Lilly Reich zählte nicht zu den Frauen, die sich vom Bauhaus-Männerclub in die zweite Reihe schieben ließen. Die kroatische Architektin Petra Andrejova-Molnár dagegen ist eine Vergessene. Die Ausstellung zeigt zwei ihrer kastenförmigen Hocker und ein Modell ihrer größten Arbeit: des Hotels Nord-Süd, das ab 1934 an der kroatischen Adriaküste stand. Im Zweiten Weltkrieg wurde es zerstört. Das Internet schweigt sich über Molnár und ihr Werk völlig aus. Das hat seine Gründe: Es hat sie nämlich nie gegeben. Molnár und ihr gesamtes Werk sind eine Erfindung der Künstlerin Katarina Burin. Sie hat eine Künstlerin kreiert, wie es sie hätte geben können. Denn in ihren Forschungen zur Bauhaus-Geschichte stieß Burin immer wieder auf Künstlerinnen, an deren Namen sich niemand erinnern konnte; sie bleiben Phantome. Burins Ausstellungsbeitrag kritisiert, dass die (Kunst-)Geschichtsschreibung bis ins 20. Jahrhundert auf Männer fixiert blieb.
Leben in der Holzbox
Halb Hommage, halb kritische Auseinandersetzung mit den Wohn-Utopien des Bauhauses ist Andrea Zittels „A-Z 1994 Living Unit“, die in den 90er Jahren entstand. Eine ausklappbare Box, mühelos industriell herstellbar, mit Bett, Bad, Küche, Esstisch und Regalen. Ein drollig anzusehendes „Tiny House“, das die Wohnvorstellungen eines Le Corbusier bereits wieder ironisiert. Le Corbusier forderte effektive „Wohnmaschinen“, die aufs Notwendigste begrenzt sein sollten. Aber wo nackte Funktionen die Formen bestimmen, ist kein Platz mehr für die sonstigen Bedürfnisse des Menschen. Überspitzt formuliert, wird der Bewohner zum Maschinisten der Wohnmaschine. Glücklich macht das „effektive“Wohnen nicht.
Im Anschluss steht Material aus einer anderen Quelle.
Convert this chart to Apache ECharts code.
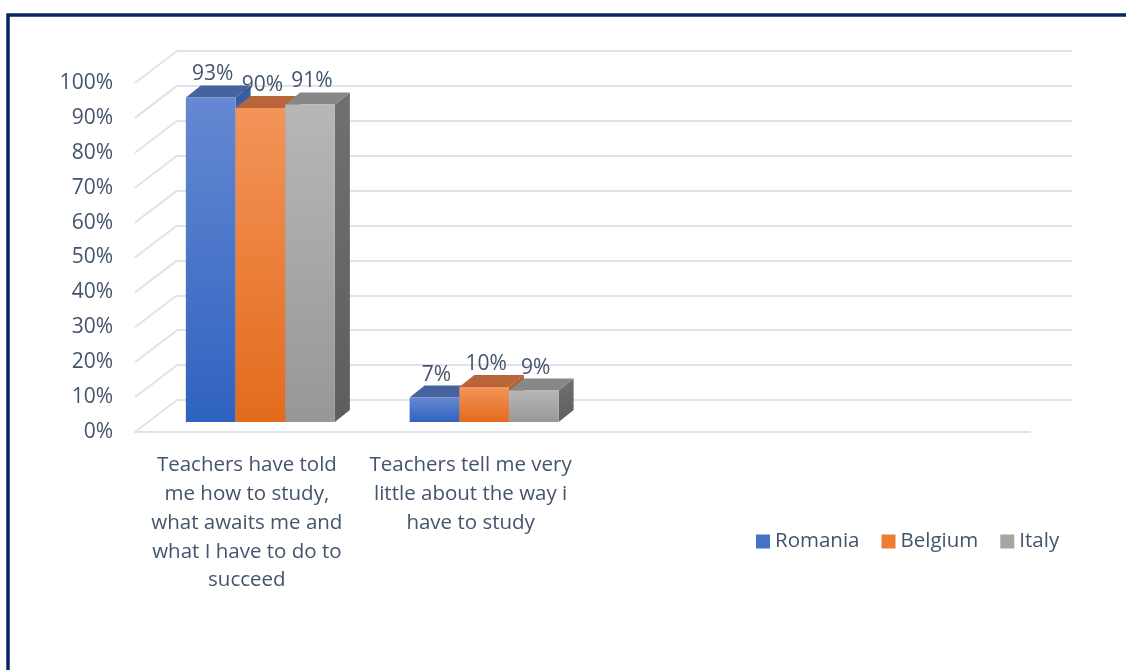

In seinem auf die Zukunft gerichteten Streben nach Fortschrittlichkeit hat sich das Bauhaus zu wenig selbst reflektiert. Aber freilich fällt uns eine Kritik des Fortschrittsdenkens heute leichter als damals. Vom Denken in den Kategorien der Effektivität und der Nützlichkeit, das mit der Industrialisierung einsetzte und mit dem Bauhaus schließlich auch die Kunst ergriff, führt eine direkte Linie bis zur Kunst des Duos Pakui Hardware. Sie ist bei der Industrialisierung 4.0 angekommen, an deren Schwelle wir heute stehen.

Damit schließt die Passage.